Before anyone says that I shouldn’t be talking about this due to my lack of knowledge on Elric, then neither should Razorfist as he doesn’t seem to know Witcher that well and he’s more than eager to run his mouth about it, so go and tell him to shut up and see how well that works.
I think I’m liking writing these blog posts as I find that when I talk off the cuff, I feel that I’m not making as good an argument as I could and I do end up repeating myself as I feel that I said a point wrong or whatever.
Again, sorry for the rant in the video; him lashing out at CDProjekt Red just really gets under my skin as he’s accusing them of a capital crime as a writer because they may be drawing from a tainted pool, even though his fight should be with the guy who, according to him, tainted it in the first place.
(It seems that I actually did have a good grasp of his point, I’d been worried that one of his fans might have misrepresented what he’d been saying but it seems to be about right though they left out “carbon copy”, likely due to how flagrantly wrong it is.)
*These quotes are taken from Seiyuu’s webpage on the Elric Multiverse.
**This is quoted from the Wikipedia entry on Elric
***These two points on the effects of the herbs and mushrooms are from Triss in Blood of Elves, though she had been talking about Ciri at the time so I just changed her/she to him/he.

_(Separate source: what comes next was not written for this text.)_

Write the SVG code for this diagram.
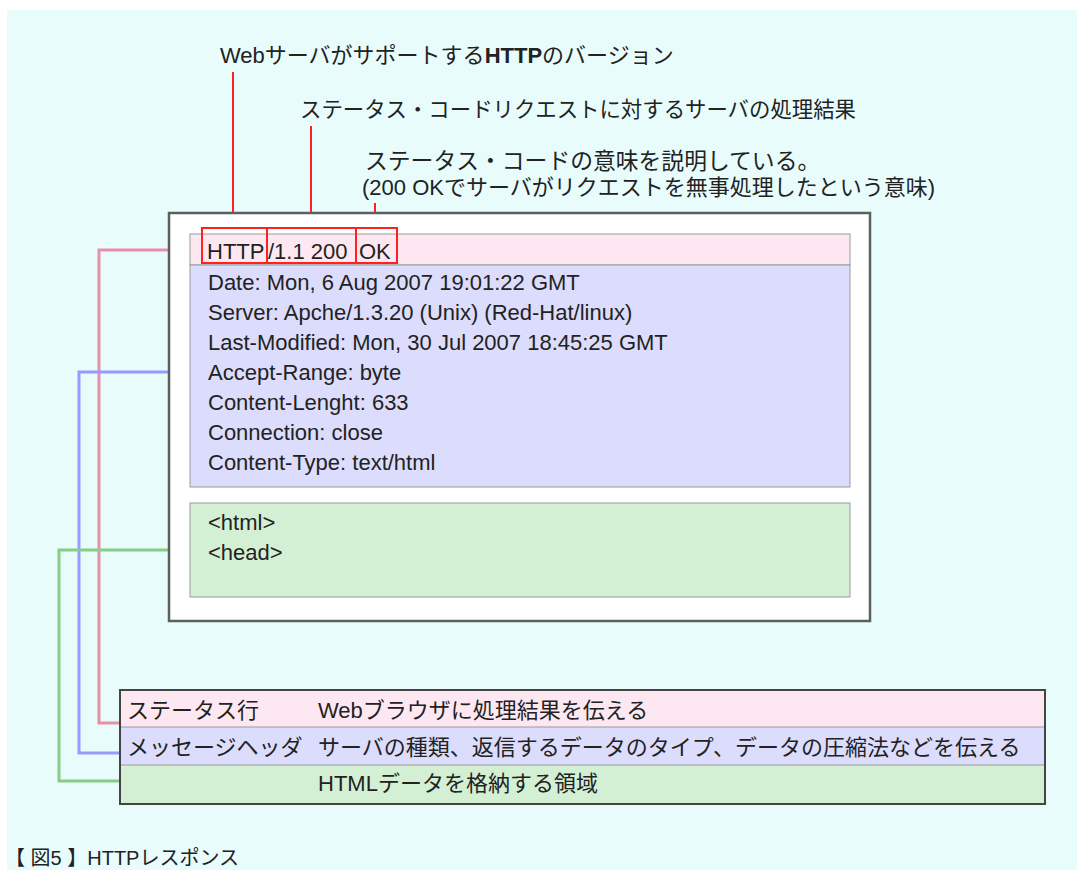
<svg xmlns="http://www.w3.org/2000/svg" width="1077" height="870" viewBox="0 0 1077 870">
<style>
.t{font-family:"Liberation Sans","Noto Sans CJK JP",sans-serif;font-size:22px;fill:#222}
.j{font-family:"Noto Sans CJK JP","Liberation Sans",sans-serif;font-size:22px;fill:#222}
.red{fill:none;stroke:#ff2020;stroke-width:2}
.row{stroke:#9a9a9a;stroke-width:1}
</style>
<rect x="0" y="0" width="1077" height="870" fill="#ffffff"/>
<rect x="7" y="10" width="1070" height="860" fill="#e8fcfc"/>

<g id="connectors" fill="none" stroke-width="3">
  <polyline points="190,250 99,250 99,723 120,723" stroke="#e890aa"/>
  <polyline points="190,372 79,372 79,753 120,753" stroke="#9999ff"/>
  <polyline points="190,550 59,550 59,781 120,781" stroke="#88cc88"/>
  <line x1="233" y1="72" x2="233" y2="228" stroke="#ff2020" stroke-width="2"/>
  <line x1="311" y1="126" x2="311" y2="228" stroke="#ff2020" stroke-width="2"/>
  <line x1="375" y1="203" x2="375" y2="228" stroke="#ff2020" stroke-width="2"/>
</g>

<g id="label-version">
  <text class="t" x="220" y="63">Webサーバがサポートする<tspan font-weight="bold">HTTP</tspan>のバージョン</text>
</g>
<g id="label-status-code">
  <text class="j" x="300" y="117" style="font-size:21.4px">ステータス・コードリクエストに対するサーバの処理結果</text>
</g>
<g id="label-meaning">
  <text class="j" x="365" y="169" style="font-size:22.8px">ステータス・コードの意味を説明している。</text>
  <text class="t" x="362" y="195">(200 OKでサーバがリクエストを無事処理したという意味)</text>
</g>

<g id="response-box">
  <rect x="169" y="213" width="701" height="408" fill="#ffffff" stroke="#5a5f5f" stroke-width="2.5"/>
</g>

<g id="status-line">
  <rect class="row" x="190" y="234" width="660" height="31" fill="#fde8f2"/>
  <text class="t" y="259"><tspan x="207">HTTP</tspan><tspan x="268">/1.1 200</tspan><tspan x="359">OK</tspan></text>
  <rect class="red" x="202" y="228" width="65" height="35"/>
  <rect class="red" x="267" y="228" width="89" height="35"/>
  <rect class="red" x="356" y="228" width="41" height="35"/>
</g>

<g id="message-header">
  <rect class="row" x="190" y="265" width="660" height="222" fill="#dcdcfc"/>
  <text class="t" x="208" y="290">Date: Mon, 6 Aug 2007 19:01:22 GMT</text>
  <text class="t" x="208" y="320">Server: Apche/1.3.20 (Unix) (Red-Hat/linux)</text>
  <text class="t" x="208" y="350">Last-Modified: Mon, 30 Jul 2007 18:45:25 GMT</text>
  <text class="t" x="208" y="380">Accept-Range: byte</text>
  <text class="t" x="208" y="410">Content-Lenght: 633</text>
  <text class="t" x="208" y="440">Connection: close</text>
  <text class="t" x="208" y="470">Content-Type: text/html</text>
</g>

<g id="body">
  <rect class="row" x="190" y="503" width="660" height="94" fill="#d4f0d4"/>
  <text class="t" x="208" y="530">&lt;html&gt;</text>
  <text class="t" x="208" y="560">&lt;head&gt;</text>
</g>

<g id="legend">
  <rect x="120" y="690" width="925" height="37" fill="#fde8f2"/>
  <rect x="120" y="727" width="925" height="38" fill="#dcdcfc"/>
  <rect x="120" y="765" width="925" height="39" fill="#d4f0d4"/>
  <line x1="120" y1="727" x2="1045" y2="727" stroke="#9a9a9a" stroke-width="1"/>
  <line x1="120" y1="765" x2="1045" y2="765" stroke="#9a9a9a" stroke-width="1"/>
  <rect x="120" y="690" width="925" height="114" fill="none" stroke="#444" stroke-width="2"/>
  <text class="j" x="127" y="718">ステータス行</text>
  <text class="t" x="318" y="718">Webブラウザに処理結果を伝える</text>
  <text class="j" x="127" y="755">メッセージヘッダ</text>
  <text class="j" x="318" y="755">サーバの種類、返信するデータのタイプ、データの圧縮法などを伝える</text>
  <text class="t" x="318" y="791">HTMLデータを格納する領域</text>
</g>

<g id="caption">
  <text class="t" x="5" y="865" style="font-size:20px">【 図5 】HTTPレスポンス</text>
</g>
</svg>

****A character in Witcher 2 claims that Phillipa Elihart, a powerful sorceress, could create an “illusion of a garden full of flowers, fruit trees, and young elves of both sexes copulating merrily all the day. And the illusion is complete – the flowers have an aroma, the fruit and she-elves are juicy…” which is something well beyond anything Geralt could do. Though, it should be said, the character has given ample reason not to be trusted though it’s doubtful that she was lying here.